A couple more interviews my confidence grew. I would get further and further with a phone interview, then a first interview, but never got the job. I would prepare more and more for each new prospect. I then landed an interview for a state job with a lab and again felt prepared but not prepared enough. As I walked in I was greeted by two PhD’s who actually appeared nice and humble but after a few minutes of bullshit they brought be into a lab…to give me a practical. If you don’t know what a practical basically it is when you have to perform techniques (in my case lab techniques) with people watching and judging you. It is very intense and nerve wracking but what was worse apparently the lab had an issue with mold and had bleached the lab from top to bottom. The lab wrecked of bleach and it was so strong that paired with the stress of them watching me perform I almost PASSED out! Yup, gray in the face, short breaths, eyes in the back of the head, passed out. Do you have any idea how fucking embarrassing it is to be 24 and almost pass out. Luckily the rest of the interview went great, I even got a 90 on the timed math tes (with a calculator this time, hehe) and I really clicked with the guy who would be my boss.
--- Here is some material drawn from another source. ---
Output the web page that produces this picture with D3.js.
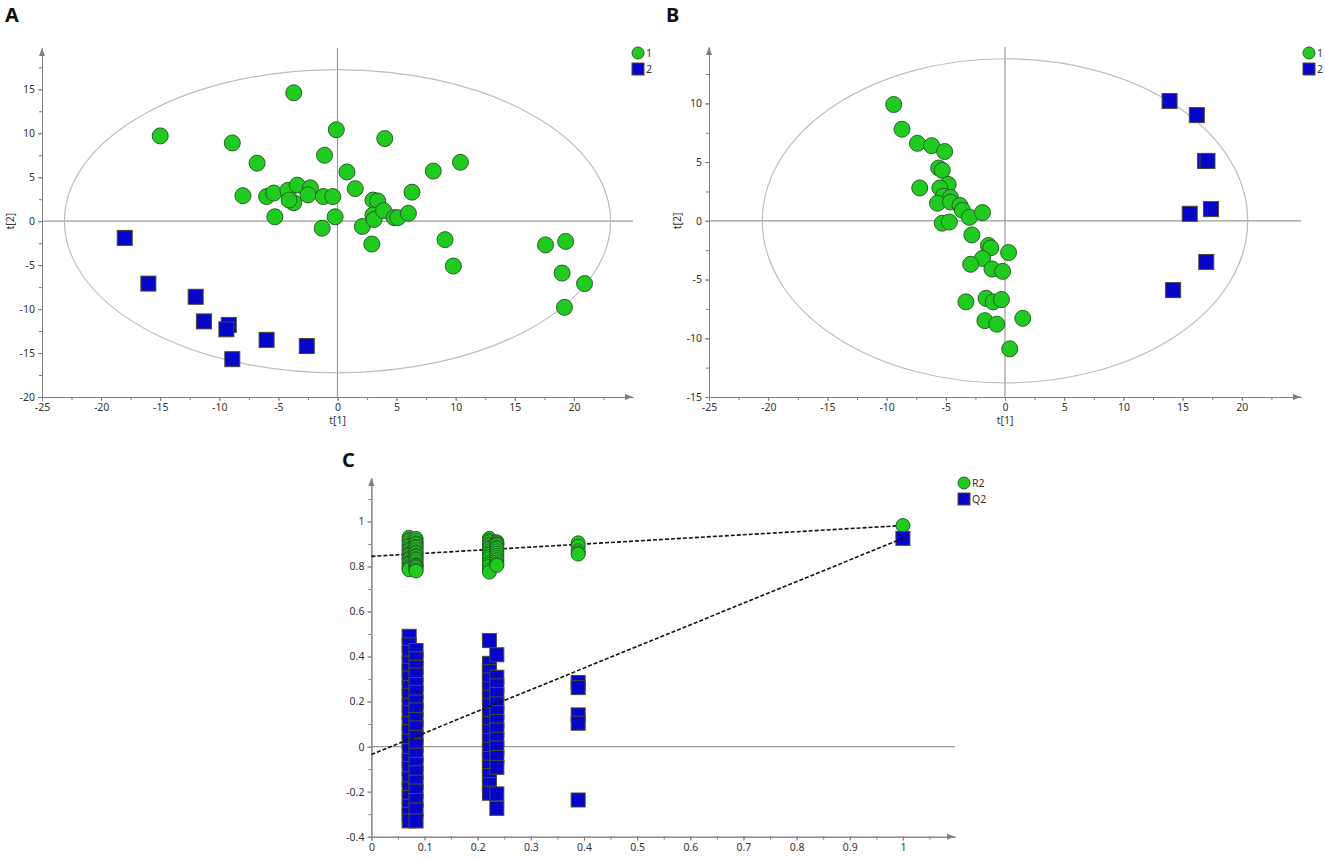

I actually made it to the third and final interview where I was told it was between me and one other guy. Turned out he knew more about botany than I (damn hippie, hehe JK).

In the end it turned out OK the job I have now paid about 15,000 dollars more a year and they had benefits. So today I want out of my current job but serio0usly cannot wait for the interview to be over with. Maybe I will be asked to swallow razors while saying the alphabet backwards? That truly does not seem so bad just as long as I get the fucking job! Say a prayer, sacrifice an animal, do anything so that I get this job!